A pendulum rod's air drag has a significant effect on the pendulum's Q. Many years ago, an experiment was carried out to determine the effect of bob shape on a pendulum's Q. The results showed that a football-shaped bob, pointed horizontally in the direction of swing, had the highest Q (least air drag) of any bob shape tested. The highest Q shape had a 2:1 length-to-diameter ratio. Spherical bobs had a little lower Q and right circular cylinders, with their cylindrical axis parallel to the pendulum rod's axis, had even lower Q. This chapter describes an experiment to measure the effect of the pendulum rod on Q. The pertinent rod variable is the rod's diameter. The data show that the Q decreases as the rod's diameter increases, and that the pendulum's Q with a spherical bob is 6-20% better than with a cylindrical bob. Better Q means proportionately better timekeeping.

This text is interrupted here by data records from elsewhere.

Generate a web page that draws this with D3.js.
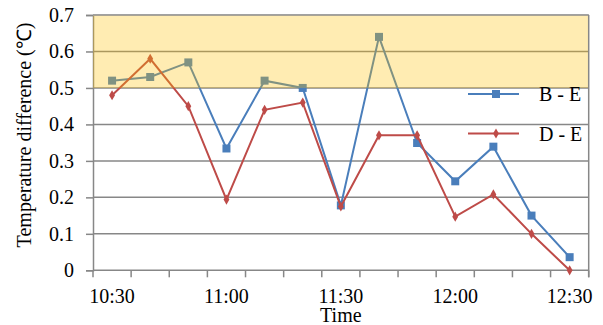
<!DOCTYPE html>
<html>
<head>
<meta charset="utf-8">
<script src="https://cdn.jsdelivr.net/npm/d3@7"></script>
<style>
  body { margin: 0; background: #fff; }
  svg, svg text { font-family: "Liberation Serif", "Times New Roman", serif !important; }
</style>
</head>
<body>
<div id="chart"></div>
<script>
// data
var times = ["10:30", "10:40", "10:50", "11:00", "11:10", "11:20", "11:30",
             "11:40", "11:50", "12:00", "12:10", "12:20", "12:30"];
var shownTimes = ["10:30", "11:00", "11:30", "12:00", "12:30"];
var seriesBE = [0.52, 0.53, 0.57, 0.334, 0.52, 0.50, 0.178, 0.64, 0.349, 0.244, 0.339, 0.15, 0.036];
var seriesDE = [0.48, 0.58, 0.45, 0.194, 0.44, 0.46, 0.175, 0.37, 0.37, 0.147, 0.208, 0.10, 0.0];
var yTicks = [0, 0.1, 0.2, 0.3, 0.4, 0.5, 0.6, 0.7];
var bandLow = 0.5, bandHigh = 0.7;

function renderChart(){
    var svgWidth = 603, svgHeight = 325;
    var margin = {top: 15, right: 14.3, bottom: 54.7, left: 93};
    var width = svgWidth - margin.left - margin.right;
    var height = svgHeight - margin.top - margin.bottom;
    var serif = "'Liberation Serif', 'Times New Roman', serif";

    var svg = d3.select("#chart").append("svg")
        .attr("width", svgWidth)
        .attr("height", svgHeight)
        .style("font-family", serif);

    var chartGroup = svg.append("g")
        .attr("transform", `translate(${margin.left}, ${margin.top})`);

    // scales
    var xScale = d3.scaleBand().domain(times).range([0, width]);
    var yScale = d3.scaleLinear().domain([0, 0.7]).range([height, 0]);
    var cx = d => xScale(d) + xScale.bandwidth() / 2;

    // gridlines
    chartGroup.append("g").selectAll("line")
        .data(yTicks.filter(d => d > 0))
        .enter().append("line")
        .attr("x1", 0).attr("x2", width)
        .attr("y1", d => yScale(d)).attr("y2", d => yScale(d))
        .attr("stroke", "#878787").attr("stroke-width", 1.5);

    // y axis
    var leftAxis = d3.axisLeft(yScale)
        .tickValues(yTicks)
        .tickSize(7)
        .tickPadding(12)
        .tickFormat(d => d === 0 ? "0" : d3.format(".1f")(d));
    var yAxis = chartGroup.append("g").call(leftAxis)
        .attr("font-family", null).attr("font-size", null);
    yAxis.select(".domain").attr("stroke", "#878787").attr("stroke-width", 1.5);
    yAxis.selectAll(".tick line").attr("stroke", "#878787").attr("stroke-width", 1.5);
    yAxis.selectAll("text").style("font-size", "20px").style("font-family", serif).attr("fill", "#000");

    // x axis: labels centred in bands, ticks at band edges
    var bottomAxis = d3.axisBottom(xScale).tickValues(shownTimes).tickSize(0);
    var xAxis = chartGroup.append("g")
        .attr("transform", `translate(0, ${height})`)
        .call(bottomAxis)
        .attr("font-family", null).attr("font-size", null);
    xAxis.select(".domain").remove();
    xAxis.selectAll("text")
        .attr("y", 33).attr("dy", 0).attr("fill", "#000")
        .style("font-size", "20px").style("font-family", serif);

    var edges = times.map(t => xScale(t)).concat([width]);
    xAxis.append("g").selectAll("line")
        .data(edges)
        .enter().append("line")
        .attr("x1", d => d).attr("x2", d => d)
        .attr("y1", 0).attr("y2", 7)
        .attr("stroke", "#878787").attr("stroke-width", 1.5);
    xAxis.append("line")
        .attr("x1", 0).attr("x2", width)
        .attr("y1", 0).attr("y2", 0)
        .attr("stroke", "#878787").attr("stroke-width", 1.5);

    // lines + markers
    function drawSeries(values, color, shape){
        var line = d3.line()
            .x((d, i) => cx(times[i]))
            .y(d => yScale(d));
        chartGroup.append("path")
            .datum(values)
            .attr("d", line)
            .attr("fill", "none")
            .attr("stroke", color)
            .attr("stroke-width", 2);
        chartGroup.append("g").selectAll("path")
            .data(values)
            .enter().append("path")
            .attr("d", d3.symbol().type(shape).size(shape === d3.symbolSquare ? 64 : 30))
            .attr("transform", (d, i) => `translate(${cx(times[i])}, ${yScale(d)})`)
            .attr("fill", color);
    }
    drawSeries(seriesBE, "#4a7ebb", d3.symbolSquare);
    drawSeries(seriesDE, "#be4b48", d3.symbolDiamond);

    // translucent yellow band laid over the lines
    chartGroup.append("rect")
        .attr("x", 0).attr("width", width)
        .attr("y", yScale(bandHigh))
        .attr("height", yScale(bandLow) - yScale(bandHigh))
        .attr("fill", "#ffc000")
        .attr("fill-opacity", 0.3);

    // top and right border above the band
    chartGroup.append("line")
        .attr("x1", 0).attr("x2", width).attr("y1", 0).attr("y2", 0)
        .attr("stroke", "#a0a0a0").attr("stroke-width", 1.5);
    chartGroup.append("line")
        .attr("x1", width).attr("x2", width).attr("y1", 0).attr("y2", height + 7)
        .attr("stroke", "#878787").attr("stroke-width", 1.5);

    // legend
    var legend = svg.append("g");
    var legendItems = [
        {name: "B - E", color: "#4a7ebb", shape: d3.symbolSquare, y: 94},
        {name: "D - E", color: "#be4b48", shape: d3.symbolDiamond, y: 133.5}
    ];
    legendItems.forEach(function(item){
        legend.append("line")
            .attr("x1", 468).attr("x2", 519)
            .attr("y1", item.y).attr("y2", item.y)
            .attr("stroke", item.color).attr("stroke-width", 2);
        legend.append("path")
            .attr("d", d3.symbol().type(item.shape).size(item.shape === d3.symbolSquare ? 64 : 30))
            .attr("transform", `translate(496, ${item.y})`)
            .attr("fill", item.color);
        legend.append("text")
            .attr("x", 539).attr("y", item.y + 7.3)
            .style("font-size", "20px")
            .text(item.name);
    });

    // axis titles
    svg.append("text")
        .attr("x", margin.left + width / 2).attr("y", 322)
        .attr("text-anchor", "middle")
        .style("font-size", "20px")
        .text("Time");

    svg.append("text")
        .attr("transform", "translate(31, 135) rotate(-90)")
        .attr("text-anchor", "middle")
        .style("font-size", "20px")
        .text("Temperature difference (℃)");
}
renderChart();
</script>
</body>
</html>
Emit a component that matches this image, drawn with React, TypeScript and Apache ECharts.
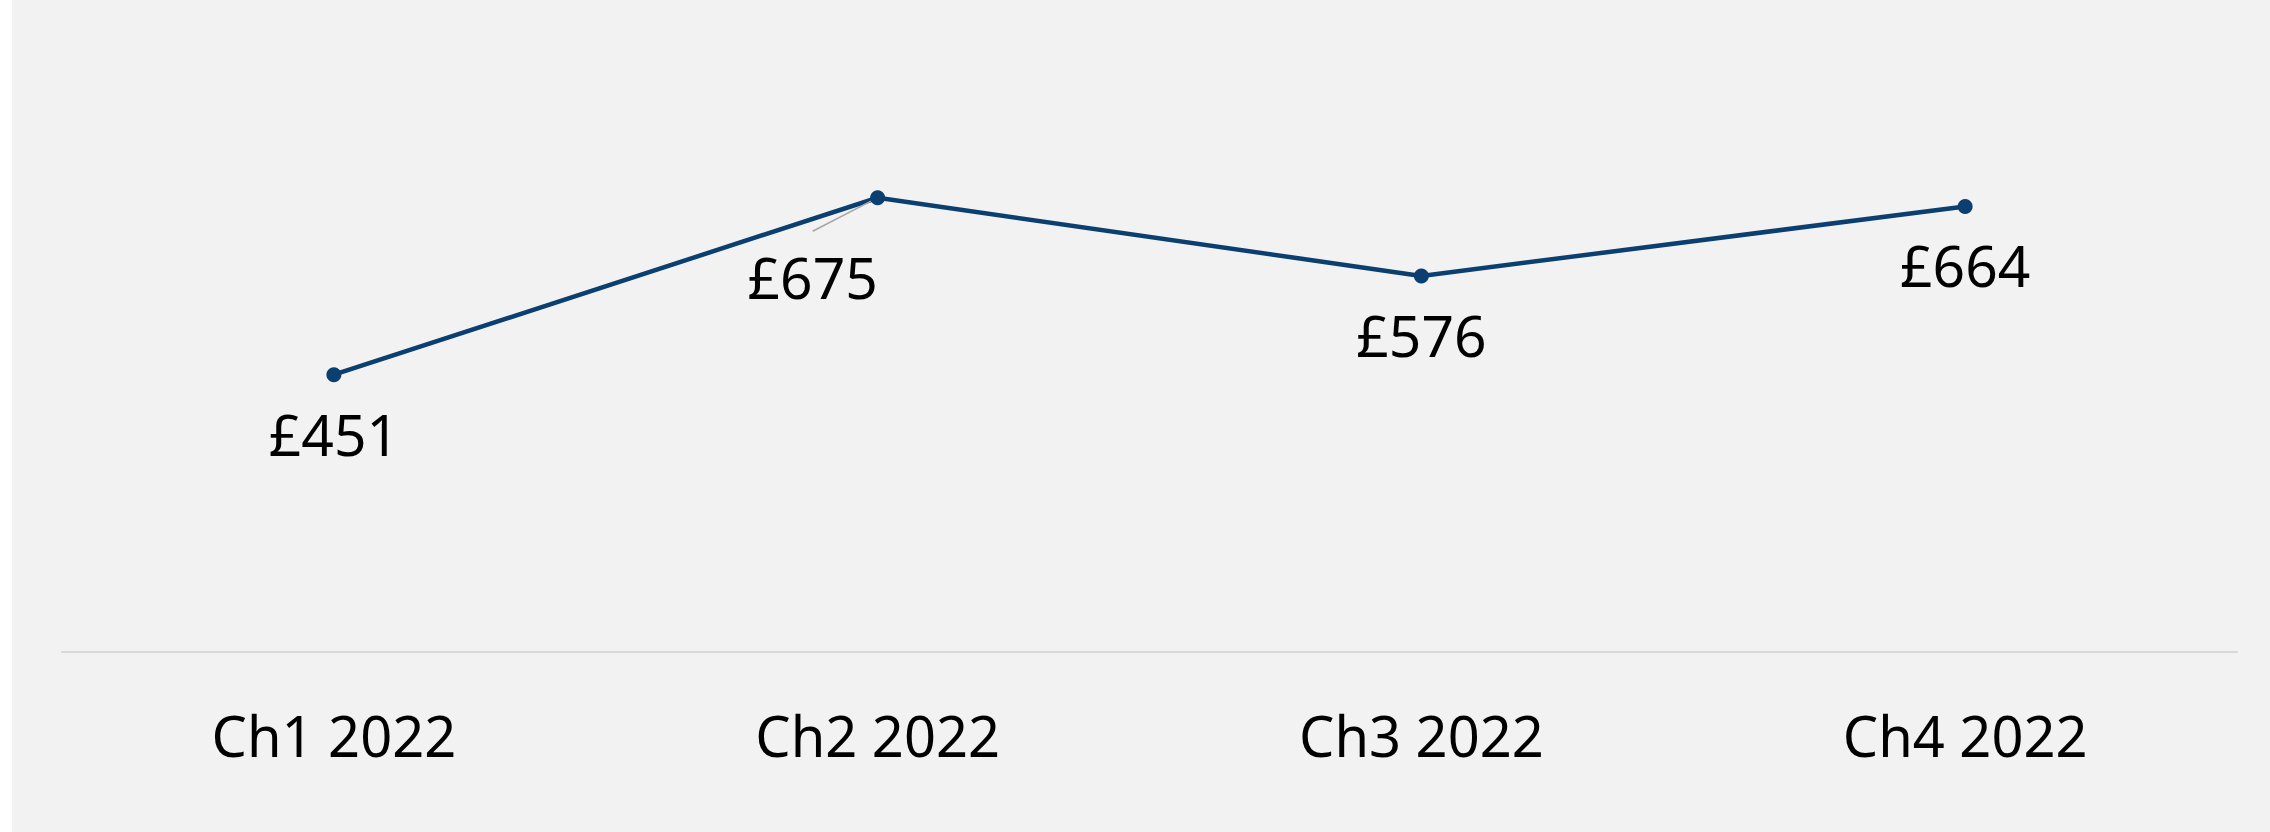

This chapter describes how to calculate and remove the air pressure error from a clock's time error versus time chart. Depending on geographic location and the density of the pendulum materials, air pressure variations can cause roughly 2-18 seconds of error in a clock in a year's time interval. This is because the pendulum ‘floats’ in a sea of air, and variations in the air pressure make the pendulum slow down or speed up. In this chapter, the pressure error itself is described first, followed by an actual clock data run to show how the pressure error is calculated and then removed from a clock's time error versus time curve. Correcting for the pressure error corrects the clock's time to a constant average pressure at the clock site. The error is the product of the pressure difference times time. More specifically, it is the integral of the pressure difference with respect to time.